The National Conference of Insurance Legislators has passed a life settlement model draft that includes a definition of stranger-originated life insurance.

The full executive committee of NCOIL, Troy, N.Y., voted unanimously to approve the model during NCOIL’s recent annual meeting in Las Vegas.

Earlier, NCOIL’s life insurance and financial planning committee approved the model by a unanimous vote.

At NCOIL, unlike the National Association of Insurance Commissioners, Kansas City, Mo., the executive committee can approve models on behalf of the entire organization, without putting the model up for a vote by an organ that includes all of the organization’s voting members.

North Dakota state Rep.
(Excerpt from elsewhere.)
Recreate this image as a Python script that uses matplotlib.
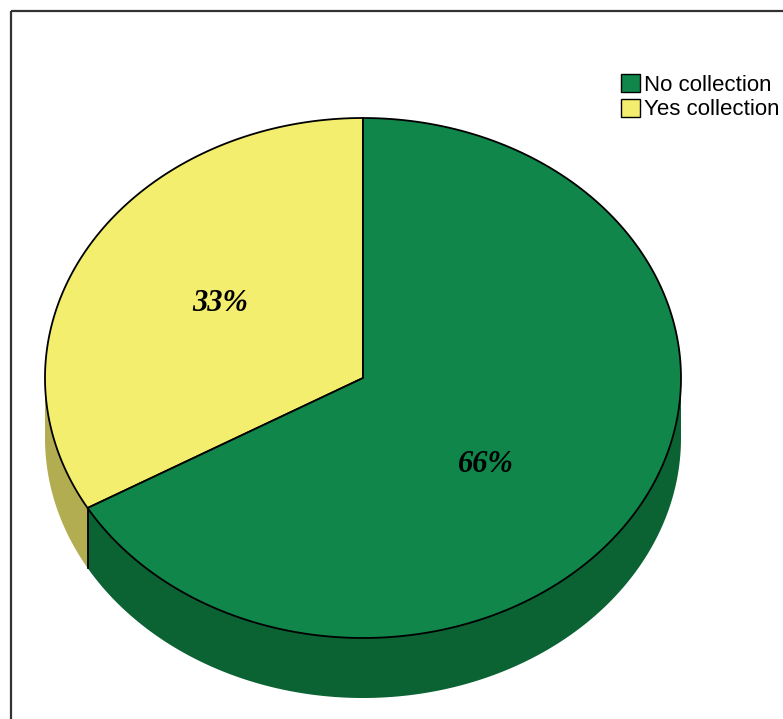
import matplotlib

matplotlib.use("Agg")
import matplotlib.pyplot as plt
import numpy as np
from matplotlib.patches import Patch, Polygon, Rectangle

labels = ["No collection", "Yes collection"]
values = [66, 33]
pct_text = ["66%", "33%"]

top_colors = ["#10864a", "#f3ee6e"]
side_colors = ["#0b6232", "#b3ad52"]

# pie geometry in pixel space
cx, cy = 363.0, 378.0
rx, ry = 318.0, 260.0
depth = 60.0
start_angle = 90.0


def arc(t0, t1, n=200, dy=0.0):
    t = np.radians(np.linspace(t0, t1, n))
    return np.column_stack([cx + rx * np.cos(t), cy - ry * np.sin(t) + dy])


fig = plt.figure(figsize=(7.83, 7.19), dpi=100)
ax = fig.add_axes([0, 0, 1, 1])
ax.set_xlim(0, 783)
ax.set_ylim(719, 0)
ax.axis("off")

ax.add_patch(Rectangle((11, 11), 800, 760, fill=False, edgecolor="#333333", lw=1.6))

# slice angles, going counter-clockwise from 12 o'clock; yellow first
total = float(sum(values))
order = [1, 0]
spans = []
a = start_angle
for i in order:
    sweep = 360.0 * values[i] / total
    spans.append((i, a, a + sweep))
    a += sweep

# side walls (front half only)
for i, a0, a1 in spans:
    for lo, hi in [(180, 360), (540, 720)]:
        s0, s1 = max(a0, lo), min(a1, hi)
        if s1 <= s0:
            continue
        top = arc(s0, s1)
        bot = arc(s1, s0, dy=depth)
        ax.add_patch(Polygon(np.vstack([top, bot]), closed=True,
                             facecolor=side_colors[i], edgecolor="none", zorder=2))

# vertical edge where the slices meet on the front
for i, a0, a1 in spans:
    ang = a1 % 360
    if 180 < ang < 360:
        p = arc(ang, ang, n=1)[0]
        ax.plot([p[0], p[0]], [p[1], p[1] + depth], color="black", lw=1.3, zorder=3)

# top faces
for i, a0, a1 in spans:
    pts = np.vstack([[cx, cy], arc(a0, a1), [cx, cy]])
    ax.add_patch(Polygon(pts, closed=True, facecolor=top_colors[i],
                         edgecolor="black", lw=1.3, joinstyle="round", zorder=4))

# percentage labels, nudged clockwise from the slice middle
for i, a0, a1 in spans:
    sweep = a1 - a0
    mid = np.radians((a0 + a1) / 2 - 0.045 * sweep)
    r = 0.52 if sweep < 180 else 0.51
    ax.text(cx + r * rx * np.cos(mid) - (8 if sweep < 180 else 0),
            cy - r * ry * np.sin(mid) + (4 if sweep < 180 else 0), pct_text[i],
            ha="center", va="center", fontsize=22, fontstyle="italic",
            fontweight="bold", family="Liberation Serif", zorder=5)

handles = [Patch(facecolor=top_colors[i], edgecolor="black", lw=1.0) for i in range(2)]
leg = ax.legend(handles, labels, loc="upper left", bbox_to_anchor=(621 / 783, 1 - 74 / 719),
                frameon=False, handlelength=0.85, handleheight=0.85, handletextpad=0.2,
                labelspacing=0.15, borderpad=0, borderaxespad=0,
                prop={"family": "Liberation Sans", "size": 16})

fig.savefig("out.png", dpi=100)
George Keiser, R-Bismarck, N.D., who spearheaded development of the model, said all parties involved had to make concessions.

Representatives of life insurers, life settlement companies and institutional investors spent between 30 and 40 hours on conference calls and in all-day sessions to find a way to include a STOLI definition, Keiser said.

The NCOIL model is an alternative to an amended viatical settlements model adopted earlier this year by the NAIC.

A major difference between the two models is the length of time a policyholder is prevented from settling a policy.

The NAIC model would impose restrictions for 5 years and creates exceptions for a number of life-changing events, such as divorce.

The NCOIL model imposes restrictions for 2 years, which reflects the contestability period traditionally used in life insurance contracts.

NCOIL members wanted to adopt the model at the annual meeting, to give state lawmakers a chance to bring the model before state legislatures starting in 2008.

Going into the meeting, life insurers, life settlement firms and institutional investors still disagreed about many points in the 34-page model draft. Participants thrashed out their concerns for 5 hours, Nov. 14, and NCOIL then scheduled another round of discussion Nov. 15.

Georgia state Sen. Ralph Hudgens, R-Hull, Ga., came up with a compromise definition of stranger-owned life insurance while the discussions were under way.

STOLI is “a practice or plan to initiate a life insurance policy for the benefit of a third party investor who at the time of policy origination has no insurable interest in the insured,” according to the text of the definition.

“STOLI practices include but are not limited to cases where life insurance is purchased with resources or guarantees from or through a person, or entity, who at the time of policy inception, could not lawfully initiate the policy themselves, and where, at the time of inception, there is an arrangement or agreement, whether verbal or written, to directly or indirectly transfer the ownership of the policy and/or the policy benefits to a third party,” according to the definition text.

The definition offered by Hudgens also includes a provision dealing with use of trust arrangements to obtain STOLI.

“Trusts that are created to give the appearance of insurable interest, and are used to initiate policies for investors, violate insurable interest laws and the prohibition against wagering on life,” according to the definition text.

The American Council of Life Insurers, Washington, had emphasized the need for including a definition of STOLI in the model, to help insurers identify and reject efforts to set up the arrangements while the parties involved are still applying for coverage.